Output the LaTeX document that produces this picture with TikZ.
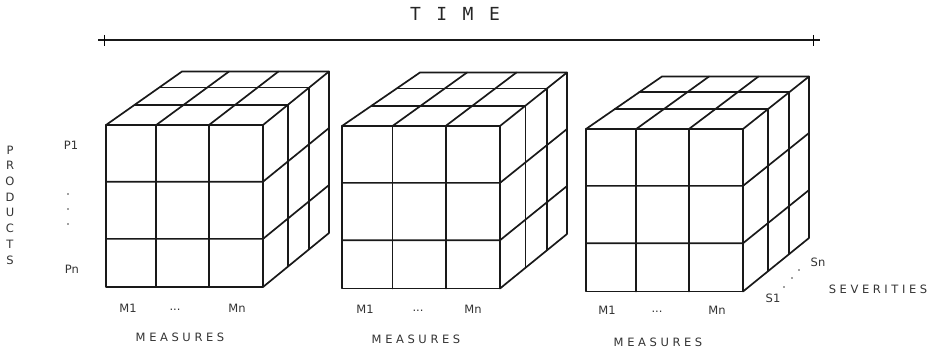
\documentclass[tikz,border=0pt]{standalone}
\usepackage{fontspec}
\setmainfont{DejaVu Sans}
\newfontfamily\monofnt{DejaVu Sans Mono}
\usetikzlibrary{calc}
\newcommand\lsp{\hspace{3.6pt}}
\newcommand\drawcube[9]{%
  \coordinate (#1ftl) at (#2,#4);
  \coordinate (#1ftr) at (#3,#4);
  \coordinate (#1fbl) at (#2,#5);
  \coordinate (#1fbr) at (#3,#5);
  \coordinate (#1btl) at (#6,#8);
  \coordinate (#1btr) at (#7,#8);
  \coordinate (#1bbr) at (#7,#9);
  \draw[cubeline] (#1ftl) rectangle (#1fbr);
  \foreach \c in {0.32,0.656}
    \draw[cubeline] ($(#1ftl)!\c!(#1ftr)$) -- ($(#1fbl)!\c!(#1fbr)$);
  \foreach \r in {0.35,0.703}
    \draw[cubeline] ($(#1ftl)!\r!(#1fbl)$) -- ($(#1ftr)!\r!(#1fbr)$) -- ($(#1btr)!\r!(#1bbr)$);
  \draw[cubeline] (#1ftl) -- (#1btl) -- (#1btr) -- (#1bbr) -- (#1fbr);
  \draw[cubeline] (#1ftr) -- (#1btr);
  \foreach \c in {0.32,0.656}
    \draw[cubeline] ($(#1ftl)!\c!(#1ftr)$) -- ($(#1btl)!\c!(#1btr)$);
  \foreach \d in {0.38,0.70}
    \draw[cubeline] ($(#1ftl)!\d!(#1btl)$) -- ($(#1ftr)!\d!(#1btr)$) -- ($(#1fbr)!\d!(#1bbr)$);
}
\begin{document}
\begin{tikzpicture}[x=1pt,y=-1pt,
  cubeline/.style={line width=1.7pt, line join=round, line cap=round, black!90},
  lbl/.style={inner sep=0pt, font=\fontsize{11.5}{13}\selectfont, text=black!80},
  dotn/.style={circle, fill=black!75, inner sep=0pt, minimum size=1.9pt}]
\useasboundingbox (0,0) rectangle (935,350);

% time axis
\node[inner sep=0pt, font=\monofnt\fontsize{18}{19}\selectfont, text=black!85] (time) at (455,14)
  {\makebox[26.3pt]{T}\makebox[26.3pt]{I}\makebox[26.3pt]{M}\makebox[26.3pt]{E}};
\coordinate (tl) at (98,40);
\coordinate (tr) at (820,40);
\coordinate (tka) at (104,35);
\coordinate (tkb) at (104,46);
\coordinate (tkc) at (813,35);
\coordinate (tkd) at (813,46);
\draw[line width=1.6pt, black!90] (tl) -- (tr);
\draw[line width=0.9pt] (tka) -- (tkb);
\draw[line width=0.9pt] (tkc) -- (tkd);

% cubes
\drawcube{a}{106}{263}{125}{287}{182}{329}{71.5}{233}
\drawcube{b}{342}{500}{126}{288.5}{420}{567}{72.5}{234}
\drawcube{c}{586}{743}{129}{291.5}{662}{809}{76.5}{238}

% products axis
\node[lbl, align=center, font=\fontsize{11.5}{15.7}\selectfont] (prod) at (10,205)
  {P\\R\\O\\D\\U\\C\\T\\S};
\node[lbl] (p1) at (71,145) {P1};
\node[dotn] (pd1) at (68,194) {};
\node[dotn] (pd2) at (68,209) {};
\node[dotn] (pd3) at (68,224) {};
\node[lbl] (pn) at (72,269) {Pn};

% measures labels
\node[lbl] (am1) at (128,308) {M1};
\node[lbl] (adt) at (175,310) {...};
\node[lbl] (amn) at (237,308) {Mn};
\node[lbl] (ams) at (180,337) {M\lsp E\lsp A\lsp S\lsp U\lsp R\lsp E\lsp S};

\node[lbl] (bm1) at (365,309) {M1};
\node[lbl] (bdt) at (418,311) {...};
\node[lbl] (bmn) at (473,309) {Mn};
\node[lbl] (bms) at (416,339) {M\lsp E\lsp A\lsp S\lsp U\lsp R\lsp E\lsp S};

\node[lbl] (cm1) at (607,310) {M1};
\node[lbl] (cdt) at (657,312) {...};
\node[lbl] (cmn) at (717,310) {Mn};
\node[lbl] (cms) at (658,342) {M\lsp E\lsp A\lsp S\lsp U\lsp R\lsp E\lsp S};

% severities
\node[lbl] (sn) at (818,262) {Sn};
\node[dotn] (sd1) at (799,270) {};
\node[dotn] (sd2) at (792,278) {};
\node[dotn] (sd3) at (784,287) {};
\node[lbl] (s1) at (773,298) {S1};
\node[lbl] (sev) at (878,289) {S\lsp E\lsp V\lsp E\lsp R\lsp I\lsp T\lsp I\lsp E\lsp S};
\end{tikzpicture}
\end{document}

**Work required**
Write out the material above once more, exactly as it reads, with no pictures.

**Answer for the task**
Output the LaTeX document that produces this picture with TikZ.
\documentclass[tikz,border=0pt]{standalone}
\usepackage{fontspec}
\setmainfont{DejaVu Sans}
\newfontfamily\monofnt{DejaVu Sans Mono}
\usetikzlibrary{calc}
\newcommand\lsp{\hspace{3.6pt}}
\newcommand\drawcube[9]{%
  \coordinate (#1ftl) at (#2,#4);
  \coordinate (#1ftr) at (#3,#4);
  \coordinate (#1fbl) at (#2,#5);
  \coordinate (#1fbr) at (#3,#5);
  \coordinate (#1btl) at (#6,#8);
  \coordinate (#1btr) at (#7,#8);
  \coordinate (#1bbr) at (#7,#9);
  \draw[cubeline] (#1ftl) rectangle (#1fbr);
  \foreach \c in {0.32,0.656}
    \draw[cubeline] ($(#1ftl)!\c!(#1ftr)$) -- ($(#1fbl)!\c!(#1fbr)$);
  \foreach \r in {0.35,0.703}
    \draw[cubeline] ($(#1ftl)!\r!(#1fbl)$) -- ($(#1ftr)!\r!(#1fbr)$) -- ($(#1btr)!\r!(#1bbr)$);
  \draw[cubeline] (#1ftl) -- (#1btl) -- (#1btr) -- (#1bbr) -- (#1fbr);
  \draw[cubeline] (#1ftr) -- (#1btr);
  \foreach \c in {0.32,0.656}
    \draw[cubeline] ($(#1ftl)!\c!(#1ftr)$) -- ($(#1btl)!\c!(#1btr)$);
  \foreach \d in {0.38,0.70}
    \draw[cubeline] ($(#1ftl)!\d!(#1btl)$) -- ($(#1ftr)!\d!(#1btr)$) -- ($(#1fbr)!\d!(#1bbr)$);
}
\begin{document}
\begin{tikzpicture}[x=1pt,y=-1pt,
  cubeline/.style={line width=1.7pt, line join=round, line cap=round, black!90},
  lbl/.style={inner sep=0pt, font=\fontsize{11.5}{13}\selectfont, text=black!80},
  dotn/.style={circle, fill=black!75, inner sep=0pt, minimum size=1.9pt}]
\useasboundingbox (0,0) rectangle (935,350);

% time axis
\node[inner sep=0pt, font=\monofnt\fontsize{18}{19}\selectfont, text=black!85] (time) at (455,14)
  {\makebox[26.3pt]{T}\makebox[26.3pt]{I}\makebox[26.3pt]{M}\makebox[26.3pt]{E}};
\coordinate (tl) at (98,40);
\coordinate (tr) at (820,40);
\coordinate (tka) at (104,35);
\coordinate (tkb) at (104,46);
\coordinate (tkc) at (813,35);
\coordinate (tkd) at (813,46);
\draw[line width=1.6pt, black!90] (tl) -- (tr);
\draw[line width=0.9pt] (tka) -- (tkb);
\draw[line width=0.9pt] (tkc) -- (tkd);

% cubes
\drawcube{a}{106}{263}{125}{287}{182}{329}{71.5}{233}
\drawcube{b}{342}{500}{126}{288.5}{420}{567}{72.5}{234}
\drawcube{c}{586}{743}{129}{291.5}{662}{809}{76.5}{238}

% products axis
\node[lbl, align=center, font=\fontsize{11.5}{15.7}\selectfont] (prod) at (10,205)
  {P\\R\\O\\D\\U\\C\\T\\S};
\node[lbl] (p1) at (71,145) {P1};
\node[dotn] (pd1) at (68,194) {};
\node[dotn] (pd2) at (68,209) {};
\node[dotn] (pd3) at (68,224) {};
\node[lbl] (pn) at (72,269) {Pn};

% measures labels
\node[lbl] (am1) at (128,308) {M1};
\node[lbl] (adt) at (175,310) {...};
\node[lbl] (amn) at (237,308) {Mn};
\node[lbl] (ams) at (180,337) {M\lsp E\lsp A\lsp S\lsp U\lsp R\lsp E\lsp S};

\node[lbl] (bm1) at (365,309) {M1};
\node[lbl] (bdt) at (418,311) {...};
\node[lbl] (bmn) at (473,309) {Mn};
\node[lbl] (bms) at (416,339) {M\lsp E\lsp A\lsp S\lsp U\lsp R\lsp E\lsp S};

\node[lbl] (cm1) at (607,310) {M1};
\node[lbl] (cdt) at (657,312) {...};
\node[lbl] (cmn) at (717,310) {Mn};
\node[lbl] (cms) at (658,342) {M\lsp E\lsp A\lsp S\lsp U\lsp R\lsp E\lsp S};

% severities
\node[lbl] (sn) at (818,262) {Sn};
\node[dotn] (sd1) at (799,270) {};
\node[dotn] (sd2) at (792,278) {};
\node[dotn] (sd3) at (784,287) {};
\node[lbl] (s1) at (773,298) {S1};
\node[lbl] (sev) at (878,289) {S\lsp E\lsp V\lsp E\lsp R\lsp I\lsp T\lsp I\lsp E\lsp S};
\end{tikzpicture}
\end{document}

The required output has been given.